---------- Recorded data ----------

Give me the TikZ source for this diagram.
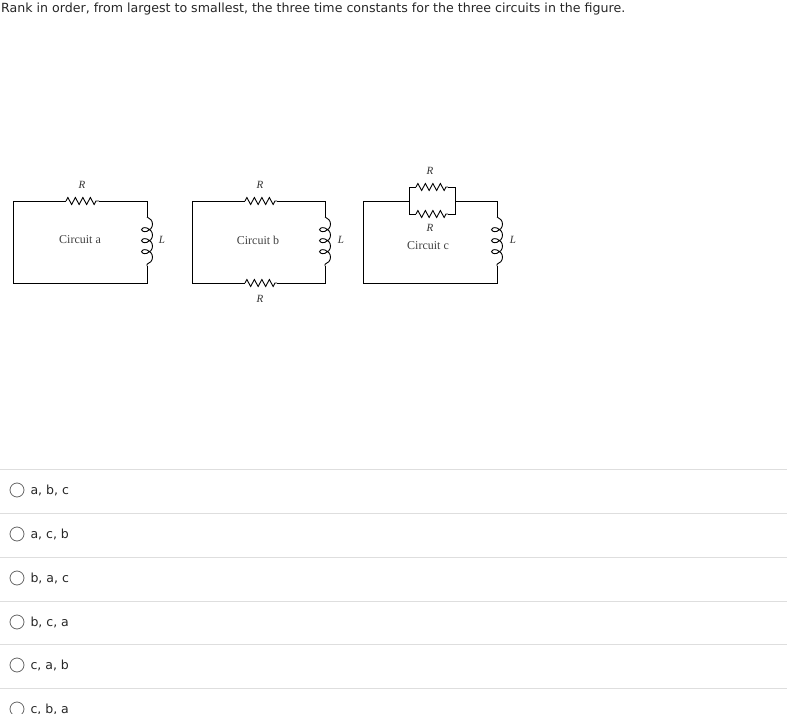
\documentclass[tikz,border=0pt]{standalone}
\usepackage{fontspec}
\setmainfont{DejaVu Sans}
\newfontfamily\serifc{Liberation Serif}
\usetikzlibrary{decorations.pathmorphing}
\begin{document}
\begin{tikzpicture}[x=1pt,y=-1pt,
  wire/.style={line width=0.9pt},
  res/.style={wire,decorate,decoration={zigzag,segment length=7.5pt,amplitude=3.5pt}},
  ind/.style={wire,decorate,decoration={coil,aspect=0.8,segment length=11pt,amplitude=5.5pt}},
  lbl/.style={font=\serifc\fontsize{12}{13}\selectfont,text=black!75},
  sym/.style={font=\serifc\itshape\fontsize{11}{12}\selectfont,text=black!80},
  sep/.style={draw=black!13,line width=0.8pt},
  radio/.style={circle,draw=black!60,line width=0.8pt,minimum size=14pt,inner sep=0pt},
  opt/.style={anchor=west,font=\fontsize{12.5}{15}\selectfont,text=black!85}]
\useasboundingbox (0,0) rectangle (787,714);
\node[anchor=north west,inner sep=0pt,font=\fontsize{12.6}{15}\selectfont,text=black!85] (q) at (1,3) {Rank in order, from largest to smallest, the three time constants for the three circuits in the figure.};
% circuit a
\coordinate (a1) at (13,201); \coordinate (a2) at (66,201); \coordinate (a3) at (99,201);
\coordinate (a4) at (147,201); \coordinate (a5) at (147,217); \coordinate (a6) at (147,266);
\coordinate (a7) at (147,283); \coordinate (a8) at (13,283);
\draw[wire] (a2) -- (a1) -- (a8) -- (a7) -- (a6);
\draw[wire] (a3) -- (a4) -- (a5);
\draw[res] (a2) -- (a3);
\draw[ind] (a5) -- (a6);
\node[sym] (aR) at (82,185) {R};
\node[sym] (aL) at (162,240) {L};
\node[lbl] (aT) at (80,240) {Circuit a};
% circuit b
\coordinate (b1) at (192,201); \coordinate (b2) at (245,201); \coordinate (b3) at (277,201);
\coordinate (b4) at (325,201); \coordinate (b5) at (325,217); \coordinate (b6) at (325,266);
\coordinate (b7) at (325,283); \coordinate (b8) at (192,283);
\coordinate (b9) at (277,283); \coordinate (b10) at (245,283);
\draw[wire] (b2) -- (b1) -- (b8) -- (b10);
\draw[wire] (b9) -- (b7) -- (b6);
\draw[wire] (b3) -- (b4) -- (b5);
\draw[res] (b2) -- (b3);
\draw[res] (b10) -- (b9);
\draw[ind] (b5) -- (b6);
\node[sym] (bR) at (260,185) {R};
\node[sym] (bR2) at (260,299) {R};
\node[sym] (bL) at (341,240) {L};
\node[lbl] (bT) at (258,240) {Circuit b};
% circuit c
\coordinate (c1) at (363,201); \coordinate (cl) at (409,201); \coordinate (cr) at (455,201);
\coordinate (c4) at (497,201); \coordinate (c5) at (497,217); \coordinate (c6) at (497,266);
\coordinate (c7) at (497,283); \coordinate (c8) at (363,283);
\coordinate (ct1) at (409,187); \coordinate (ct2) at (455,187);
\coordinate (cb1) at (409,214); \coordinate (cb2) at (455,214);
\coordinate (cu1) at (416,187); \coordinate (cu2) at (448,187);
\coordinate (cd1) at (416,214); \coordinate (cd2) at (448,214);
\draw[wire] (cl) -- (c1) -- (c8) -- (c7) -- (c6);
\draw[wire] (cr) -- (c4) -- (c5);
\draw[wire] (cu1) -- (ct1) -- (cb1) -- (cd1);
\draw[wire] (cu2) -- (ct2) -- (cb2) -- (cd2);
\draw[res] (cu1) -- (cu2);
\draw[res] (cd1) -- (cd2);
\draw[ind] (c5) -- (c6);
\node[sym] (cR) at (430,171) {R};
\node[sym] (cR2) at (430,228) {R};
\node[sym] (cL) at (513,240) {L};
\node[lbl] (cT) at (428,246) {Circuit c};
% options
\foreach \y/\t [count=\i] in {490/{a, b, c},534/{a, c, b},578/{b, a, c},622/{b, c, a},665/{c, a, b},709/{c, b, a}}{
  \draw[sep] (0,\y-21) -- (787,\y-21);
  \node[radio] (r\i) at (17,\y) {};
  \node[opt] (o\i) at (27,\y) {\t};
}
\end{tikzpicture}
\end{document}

----------

*Objective*: Copy each line in full and exactly, omitting any picture.

*Task result*:
Give me the TikZ source for this diagram.
\documentclass[tikz,border=0pt]{standalone}
\usepackage{fontspec}
\setmainfont{DejaVu Sans}
\newfontfamily\serifc{Liberation Serif}
\usetikzlibrary{decorations.pathmorphing}
\begin{document}
\begin{tikzpicture}[x=1pt,y=-1pt,
  wire/.style={line width=0.9pt},
  res/.style={wire,decorate,decoration={zigzag,segment length=7.5pt,amplitude=3.5pt}},
  ind/.style={wire,decorate,decoration={coil,aspect=0.8,segment length=11pt,amplitude=5.5pt}},
  lbl/.style={font=\serifc\fontsize{12}{13}\selectfont,text=black!75},
  sym/.style={font=\serifc\itshape\fontsize{11}{12}\selectfont,text=black!80},
  sep/.style={draw=black!13,line width=0.8pt},
  radio/.style={circle,draw=black!60,line width=0.8pt,minimum size=14pt,inner sep=0pt},
  opt/.style={anchor=west,font=\fontsize{12.5}{15}\selectfont,text=black!85}]
\useasboundingbox (0,0) rectangle (787,714);
\node[anchor=north west,inner sep=0pt,font=\fontsize{12.6}{15}\selectfont,text=black!85] (q) at (1,3) {Rank in order, from largest to smallest, the three time constants for the three circuits in the figure.};
% circuit a
\coordinate (a1) at (13,201); \coordinate (a2) at (66,201); \coordinate (a3) at (99,201);
\coordinate (a4) at (147,201); \coordinate (a5) at (147,217); \coordinate (a6) at (147,266);
\coordinate (a7) at (147,283); \coordinate (a8) at (13,283);
\draw[wire] (a2) -- (a1) -- (a8) -- (a7) -- (a6);
\draw[wire] (a3) -- (a4) -- (a5);
\draw[res] (a2) -- (a3);
\draw[ind] (a5) -- (a6);
\node[sym] (aR) at (82,185) {R};
\node[sym] (aL) at (162,240) {L};
\node[lbl] (aT) at (80,240) {Circuit a};
% circuit b
\coordinate (b1) at (192,201); \coordinate (b2) at (245,201); \coordinate (b3) at (277,201);
\coordinate (b4) at (325,201); \coordinate (b5) at (325,217); \coordinate (b6) at (325,266);
\coordinate (b7) at (325,283); \coordinate (b8) at (192,283);
\coordinate (b9) at (277,283); \coordinate (b10) at (245,283);
\draw[wire] (b2) -- (b1) -- (b8) -- (b10);
\draw[wire] (b9) -- (b7) -- (b6);
\draw[wire] (b3) -- (b4) -- (b5);
\draw[res] (b2) -- (b3);
\draw[res] (b10) -- (b9);
\draw[ind] (b5) -- (b6);
\node[sym] (bR) at (260,185) {R};
\node[sym] (bR2) at (260,299) {R};
\node[sym] (bL) at (341,240) {L};
\node[lbl] (bT) at (258,240) {Circuit b};
% circuit c
\coordinate (c1) at (363,201); \coordinate (cl) at (409,201); \coordinate (cr) at (455,201);
\coordinate (c4) at (497,201); \coordinate (c5) at (497,217); \coordinate (c6) at (497,266);
\coordinate (c7) at (497,283); \coordinate (c8) at (363,283);
\coordinate (ct1) at (409,187); \coordinate (ct2) at (455,187);
\coordinate (cb1) at (409,214); \coordinate (cb2) at (455,214);
\coordinate (cu1) at (416,187); \coordinate (cu2) at (448,187);
\coordinate (cd1) at (416,214); \coordinate (cd2) at (448,214);
\draw[wire] (cl) -- (c1) -- (c8) -- (c7) -- (c6);
\draw[wire] (cr) -- (c4) -- (c5);
\draw[wire] (cu1) -- (ct1) -- (cb1) -- (cd1);
\draw[wire] (cu2) -- (ct2) -- (cb2) -- (cd2);
\draw[res] (cu1) -- (cu2);
\draw[res] (cd1) -- (cd2);
\draw[ind] (c5) -- (c6);
\node[sym] (cR) at (430,171) {R};
\node[sym] (cR2) at (430,228) {R};
\node[sym] (cL) at (513,240) {L};
\node[lbl] (cT) at (428,246) {Circuit c};
% options
\foreach \y/\t [count=\i] in {490/{a, b, c},534/{a, c, b},578/{b, a, c},622/{b, c, a},665/{c, a, b},709/{c, b, a}}{
  \draw[sep] (0,\y-21) -- (787,\y-21);
  \node[radio] (r\i) at (17,\y) {};
  \node[opt] (o\i) at (27,\y) {\t};
}
\end{tikzpicture}
\end{document}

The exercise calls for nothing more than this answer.